Jenny Kanevsky takes a hard look at her behavior and realizes the opposite of entitlement is respect.
Years ago, I lived in Seattle, and exercised at a popular local YMCA. In my 11 years there, membership had grown far beyond the little building and neighborhood parking availability. I mean, parking really sucked. I realize this is not a huge social issue, but stay with me here. I need to own my entitlement.
One morning, I was especially frustrated by circling the block. I’d dropped off the kids, it was the busy time at the gym, and I was stressed about getting in, getting started, then finishing. Go go go. I remember feeling so much anxiety: I need to park now! And, suddenly I thought I’d scored. I saw a spot. Was that another car waiting? In my entitled mind, I lied to myself. I had a better angle. I pulled in and “stole” the spot. The other driver was apoplectic; motioned that she had been waiting. I ignored her. I knew I was wrong, even though I allowed myself two seconds of smug relief. She sped off. Then, I felt like an asshole. I mean really bad. If my kids had been in the car, I’d never have pulled that stunt. That should be my litmus test, I thought. I felt sick. Who was I? No one special, just a person like her, living her life.
I sat for a few minutes. I needed to do something. I couldn’t just tell myself, “Oh, you won’t do that again. You’re stressed out, it’s OK. You get a pass.” No pass. That’s bullshit. I had acted out of entitlement.
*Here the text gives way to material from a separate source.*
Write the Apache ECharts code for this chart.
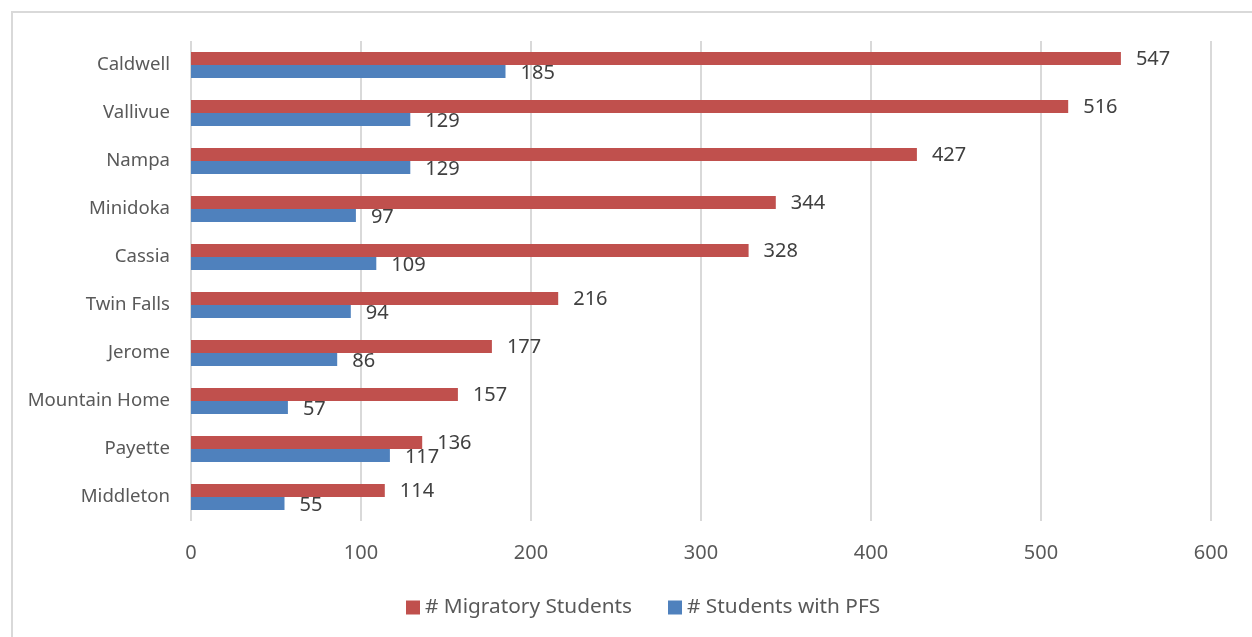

I went into the gym looking for the driver. I didn’t know her, although I knew a lot of the members. She was sitting on the lobby couch talking to a friend, in fact, an acquaintance of mine. She was laughing and talking, didn’t notice me. I went up to her. She jolted silent, but still smiled.
“I just stole your parking spot and I’m sorry. I have no excuse. I wanted to work out more than do the right thing.”
She looked at me, paused, and smiled. “Thank you for apologizing. I really appreciate it.” And it was over. She touched my arm. “Doesn’t the parking suck here? It’s so stressful.”
“It does,” I said, “and today, I let it get the best of me. Thanks for accepting my apology.”
She nodded. “We all mess up. I’m glad you said something. Thank you.”
The next time I saw her we smiled and said “Hello.”
Whether it be your everyday and unsafe I need to be in front of your car on the freeway at all costs, or the belief that because of your skin color, or your God, or where you fall on the socio-economic ladder, you are entitled to more freedoms and greater latitude to exist, to make a mistake, to commit a crime, or to walk the streets at night, that’s entitlement and it’s reprehensible.
At best, it creates dangerous freeways, road rage, and frustration at the grocery store. Everyone’s time is valuable. We wait in line for a reason; we live in a community. We need to share the roads, grocery store aisles, our parking lots: all of the public spaces we inhabit. At worst, and what should be on our radar daily, is that entitlement gets people killed, jailed, raped, and dehumanized. Entitlement perpetuates an unjust society and maintains horrific conditions for a large percentage of the population of these United States, otherwise known as the Home of the Free. It’s happening globally, yes, and that’s reprehensible too.
But look in your own backyard, really watch or read the news, not FOX, the real news. If you are honest, if you pay real attention, there is no question that white people are treated differently than black or brown people. Rich people are treated differently than the poor. That’s it. That’s the simple truth. And it’s crazy-making to witness. Imagine living it every day. Living as if you are less than, fearing for your or your child’s life because of skin color or religion.
Imagine watching the entitled get away with, well, frankly, murder and not being heard. We must all be enraged, and we must all check our behavior, check others’ behavior. It is all of our responsibility to fight this. We are all created equal, remember?
And while that may feel overwhelming and you may wonder: What does it have to do with stealing a parking spot? I think it has everything to do with it. I put myself above that woman for five minutes and I was wrong. And I did something about it. I don’t want an award. I’m embarrassed about that incident, but I remind myself of it to keep in check. I’m no better than anyone else.
So, if it feels overwhelming, know it doesn’t have to be. You can make a difference. Start small. Be kind. Be aware of how you think about others around you. Admit the entitlements you feel and stop. Just stop. It can be little things, be a kind driver, open a door and notice others in the world. More importantly, if you feel you are better than because of your the texture of you hair, the color of your skin, the God you worship, get over your damn self and acknowledge that we must change how we view our fellow citizens. It’s time for a new day.
We live in a community. Everyone has needs. Mine are not more pressing than yours. My skin color or position in the parking lot does not give me greater opportunity. It’s reprehensible to believe otherwise. Own your actions, own your beliefs. Be the change. An entire race or gender or sexual orientation of people does not deserve to live feeling less than. We are all created equal.